## BEGIN Record excerpts

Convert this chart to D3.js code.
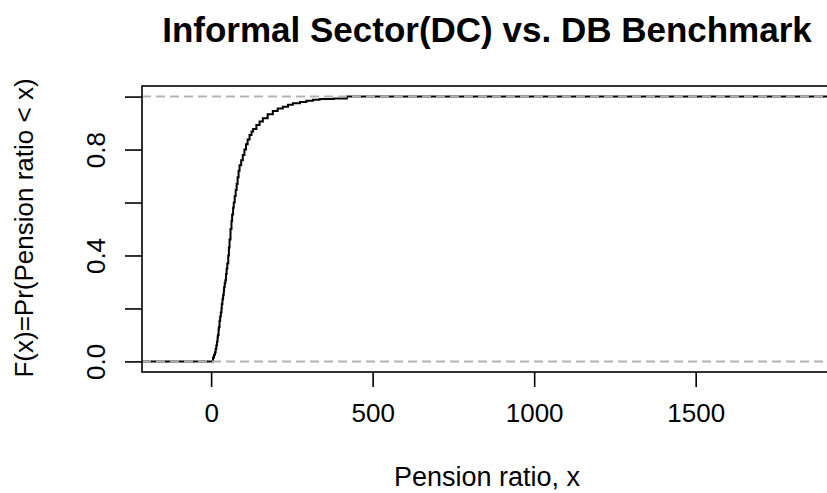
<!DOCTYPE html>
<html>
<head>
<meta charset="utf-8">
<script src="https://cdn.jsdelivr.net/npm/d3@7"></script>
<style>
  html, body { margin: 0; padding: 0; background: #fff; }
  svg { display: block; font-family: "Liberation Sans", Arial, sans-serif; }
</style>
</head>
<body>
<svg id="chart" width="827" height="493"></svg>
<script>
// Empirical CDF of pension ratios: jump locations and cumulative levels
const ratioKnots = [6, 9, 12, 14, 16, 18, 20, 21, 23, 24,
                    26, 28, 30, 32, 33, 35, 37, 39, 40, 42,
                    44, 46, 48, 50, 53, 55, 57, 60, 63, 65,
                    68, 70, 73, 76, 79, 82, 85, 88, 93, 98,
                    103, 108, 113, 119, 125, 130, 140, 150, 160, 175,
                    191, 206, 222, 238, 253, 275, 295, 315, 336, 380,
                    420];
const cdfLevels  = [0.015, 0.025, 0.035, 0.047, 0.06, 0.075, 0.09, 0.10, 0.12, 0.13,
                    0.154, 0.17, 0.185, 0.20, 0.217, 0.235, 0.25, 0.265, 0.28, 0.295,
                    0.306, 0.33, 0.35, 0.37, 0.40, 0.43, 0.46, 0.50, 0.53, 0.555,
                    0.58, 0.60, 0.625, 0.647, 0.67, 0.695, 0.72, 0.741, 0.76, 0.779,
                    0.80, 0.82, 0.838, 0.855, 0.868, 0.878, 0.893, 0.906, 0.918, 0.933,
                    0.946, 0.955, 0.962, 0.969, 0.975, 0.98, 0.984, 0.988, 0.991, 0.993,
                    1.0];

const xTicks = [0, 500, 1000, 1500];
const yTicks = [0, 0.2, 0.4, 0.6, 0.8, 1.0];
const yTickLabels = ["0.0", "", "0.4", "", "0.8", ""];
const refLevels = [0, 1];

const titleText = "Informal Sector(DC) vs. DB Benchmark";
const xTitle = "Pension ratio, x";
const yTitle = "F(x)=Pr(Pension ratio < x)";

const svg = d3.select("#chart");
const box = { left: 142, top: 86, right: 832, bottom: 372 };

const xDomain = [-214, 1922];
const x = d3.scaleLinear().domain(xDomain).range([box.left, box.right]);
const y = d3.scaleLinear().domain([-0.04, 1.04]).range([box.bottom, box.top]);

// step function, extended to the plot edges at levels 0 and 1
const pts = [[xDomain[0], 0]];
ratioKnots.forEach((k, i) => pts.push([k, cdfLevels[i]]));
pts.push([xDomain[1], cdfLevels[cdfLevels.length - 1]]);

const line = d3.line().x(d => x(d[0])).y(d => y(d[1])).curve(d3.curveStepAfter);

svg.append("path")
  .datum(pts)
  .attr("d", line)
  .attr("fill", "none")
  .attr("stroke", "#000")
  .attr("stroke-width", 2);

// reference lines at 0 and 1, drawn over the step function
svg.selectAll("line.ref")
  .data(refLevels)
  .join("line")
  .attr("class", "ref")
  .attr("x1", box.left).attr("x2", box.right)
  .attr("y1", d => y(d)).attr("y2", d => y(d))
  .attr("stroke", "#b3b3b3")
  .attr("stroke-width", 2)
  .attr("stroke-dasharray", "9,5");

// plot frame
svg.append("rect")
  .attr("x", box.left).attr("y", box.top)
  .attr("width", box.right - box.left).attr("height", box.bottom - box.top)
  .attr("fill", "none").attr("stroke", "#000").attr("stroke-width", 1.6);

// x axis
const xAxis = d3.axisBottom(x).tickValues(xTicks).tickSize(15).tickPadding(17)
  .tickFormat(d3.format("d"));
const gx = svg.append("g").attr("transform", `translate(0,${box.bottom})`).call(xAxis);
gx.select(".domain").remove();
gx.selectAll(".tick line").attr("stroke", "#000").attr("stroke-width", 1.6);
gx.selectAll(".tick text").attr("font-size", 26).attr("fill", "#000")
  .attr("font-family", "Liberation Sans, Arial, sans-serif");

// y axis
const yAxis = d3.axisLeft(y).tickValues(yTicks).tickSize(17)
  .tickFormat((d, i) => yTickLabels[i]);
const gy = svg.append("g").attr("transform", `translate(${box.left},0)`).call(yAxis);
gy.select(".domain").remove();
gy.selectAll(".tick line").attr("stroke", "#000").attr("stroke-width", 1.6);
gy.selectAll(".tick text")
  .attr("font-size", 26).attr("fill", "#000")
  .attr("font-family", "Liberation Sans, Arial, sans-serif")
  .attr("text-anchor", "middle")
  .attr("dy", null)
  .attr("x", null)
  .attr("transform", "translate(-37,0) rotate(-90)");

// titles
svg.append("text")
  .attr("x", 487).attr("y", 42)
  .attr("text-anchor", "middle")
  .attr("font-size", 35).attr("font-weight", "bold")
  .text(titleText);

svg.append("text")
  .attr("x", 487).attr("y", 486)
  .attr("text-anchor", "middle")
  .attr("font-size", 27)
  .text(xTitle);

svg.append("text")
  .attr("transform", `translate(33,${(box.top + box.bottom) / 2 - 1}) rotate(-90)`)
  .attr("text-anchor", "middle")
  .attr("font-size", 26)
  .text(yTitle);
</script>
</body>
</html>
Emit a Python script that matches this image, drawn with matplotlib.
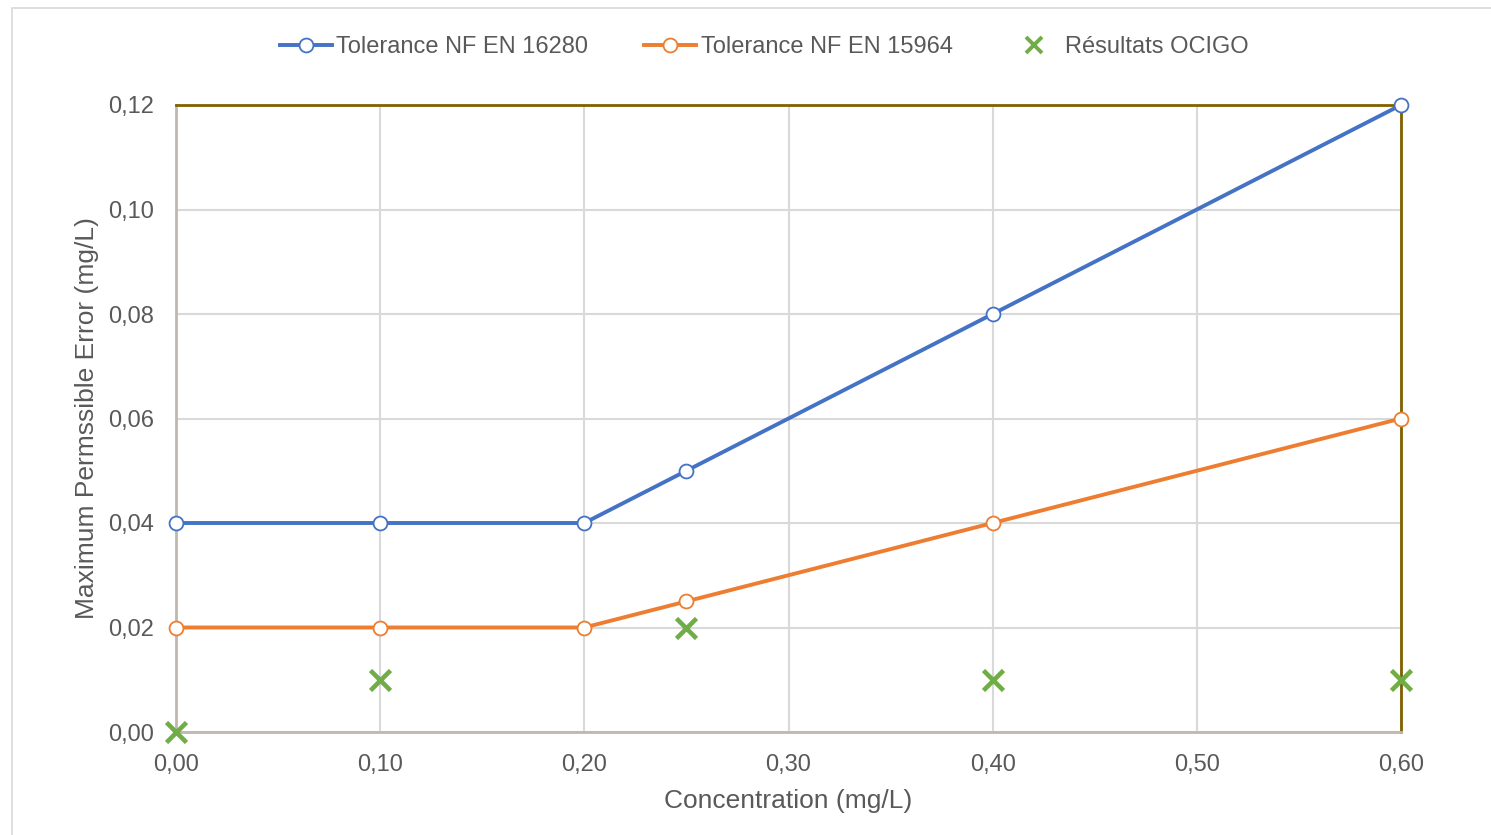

## END Record excerpts

## Task prompt:
Quote the material in full and exactly; do not carry over its pictures.

## Complete answer:
Convert this chart to D3.js code.
<!DOCTYPE html>
<html>
<head>
<meta charset="utf-8">
<script src="https://cdn.jsdelivr.net/npm/d3@7"></script>
<style>
  html, body { margin: 0; padding: 0; background: #fff; }
  svg { display: block; font-family: "Liberation Sans", Arial, sans-serif; }
</style>
</head>
<body>
<svg id="chart" width="827" height="493"></svg>
<script>
// Empirical CDF of pension ratios: jump locations and cumulative levels
const ratioKnots = [6, 9, 12, 14, 16, 18, 20, 21, 23, 24,
                    26, 28, 30, 32, 33, 35, 37, 39, 40, 42,
                    44, 46, 48, 50, 53, 55, 57, 60, 63, 65,
                    68, 70, 73, 76, 79, 82, 85, 88, 93, 98,
                    103, 108, 113, 119, 125, 130, 140, 150, 160, 175,
                    191, 206, 222, 238, 253, 275, 295, 315, 336, 380,
                    420];
const cdfLevels  = [0.015, 0.025, 0.035, 0.047, 0.06, 0.075, 0.09, 0.10, 0.12, 0.13,
                    0.154, 0.17, 0.185, 0.20, 0.217, 0.235, 0.25, 0.265, 0.28, 0.295,
                    0.306, 0.33, 0.35, 0.37, 0.40, 0.43, 0.46, 0.50, 0.53, 0.555,
                    0.58, 0.60, 0.625, 0.647, 0.67, 0.695, 0.72, 0.741, 0.76, 0.779,
                    0.80, 0.82, 0.838, 0.855, 0.868, 0.878, 0.893, 0.906, 0.918, 0.933,
                    0.946, 0.955, 0.962, 0.969, 0.975, 0.98, 0.984, 0.988, 0.991, 0.993,
                    1.0];

const xTicks = [0, 500, 1000, 1500];
const yTicks = [0, 0.2, 0.4, 0.6, 0.8, 1.0];
const yTickLabels = ["0.0", "", "0.4", "", "0.8", ""];
const refLevels = [0, 1];

const titleText = "Informal Sector(DC) vs. DB Benchmark";
const xTitle = "Pension ratio, x";
const yTitle = "F(x)=Pr(Pension ratio < x)";

const svg = d3.select("#chart");
const box = { left: 142, top: 86, right: 832, bottom: 372 };

const xDomain = [-214, 1922];
const x = d3.scaleLinear().domain(xDomain).range([box.left, box.right]);
const y = d3.scaleLinear().domain([-0.04, 1.04]).range([box.bottom, box.top]);

// step function, extended to the plot edges at levels 0 and 1
const pts = [[xDomain[0], 0]];
ratioKnots.forEach((k, i) => pts.push([k, cdfLevels[i]]));
pts.push([xDomain[1], cdfLevels[cdfLevels.length - 1]]);

const line = d3.line().x(d => x(d[0])).y(d => y(d[1])).curve(d3.curveStepAfter);

svg.append("path")
  .datum(pts)
  .attr("d", line)
  .attr("fill", "none")
  .attr("stroke", "#000")
  .attr("stroke-width", 2);

// reference lines at 0 and 1, drawn over the step function
svg.selectAll("line.ref")
  .data(refLevels)
  .join("line")
  .attr("class", "ref")
  .attr("x1", box.left).attr("x2", box.right)
  .attr("y1", d => y(d)).attr("y2", d => y(d))
  .attr("stroke", "#b3b3b3")
  .attr("stroke-width", 2)
  .attr("stroke-dasharray", "9,5");

// plot frame
svg.append("rect")
  .attr("x", box.left).attr("y", box.top)
  .attr("width", box.right - box.left).attr("height", box.bottom - box.top)
  .attr("fill", "none").attr("stroke", "#000").attr("stroke-width", 1.6);

// x axis
const xAxis = d3.axisBottom(x).tickValues(xTicks).tickSize(15).tickPadding(17)
  .tickFormat(d3.format("d"));
const gx = svg.append("g").attr("transform", `translate(0,${box.bottom})`).call(xAxis);
gx.select(".domain").remove();
gx.selectAll(".tick line").attr("stroke", "#000").attr("stroke-width", 1.6);
gx.selectAll(".tick text").attr("font-size", 26).attr("fill", "#000")
  .attr("font-family", "Liberation Sans, Arial, sans-serif");

// y axis
const yAxis = d3.axisLeft(y).tickValues(yTicks).tickSize(17)
  .tickFormat((d, i) => yTickLabels[i]);
const gy = svg.append("g").attr("transform", `translate(${box.left},0)`).call(yAxis);
gy.select(".domain").remove();
gy.selectAll(".tick line").attr("stroke", "#000").attr("stroke-width", 1.6);
gy.selectAll(".tick text")
  .attr("font-size", 26).attr("fill", "#000")
  .attr("font-family", "Liberation Sans, Arial, sans-serif")
  .attr("text-anchor", "middle")
  .attr("dy", null)
  .attr("x", null)
  .attr("transform", "translate(-37,0) rotate(-90)");

// titles
svg.append("text")
  .attr("x", 487).attr("y", 42)
  .attr("text-anchor", "middle")
  .attr("font-size", 35).attr("font-weight", "bold")
  .text(titleText);

svg.append("text")
  .attr("x", 487).attr("y", 486)
  .attr("text-anchor", "middle")
  .attr("font-size", 27)
  .text(xTitle);

svg.append("text")
  .attr("transform", `translate(33,${(box.top + box.bottom) / 2 - 1}) rotate(-90)`)
  .attr("text-anchor", "middle")
  .attr("font-size", 26)
  .text(yTitle);
</script>
</body>
</html>
Emit a Python script that matches this image, drawn with matplotlib.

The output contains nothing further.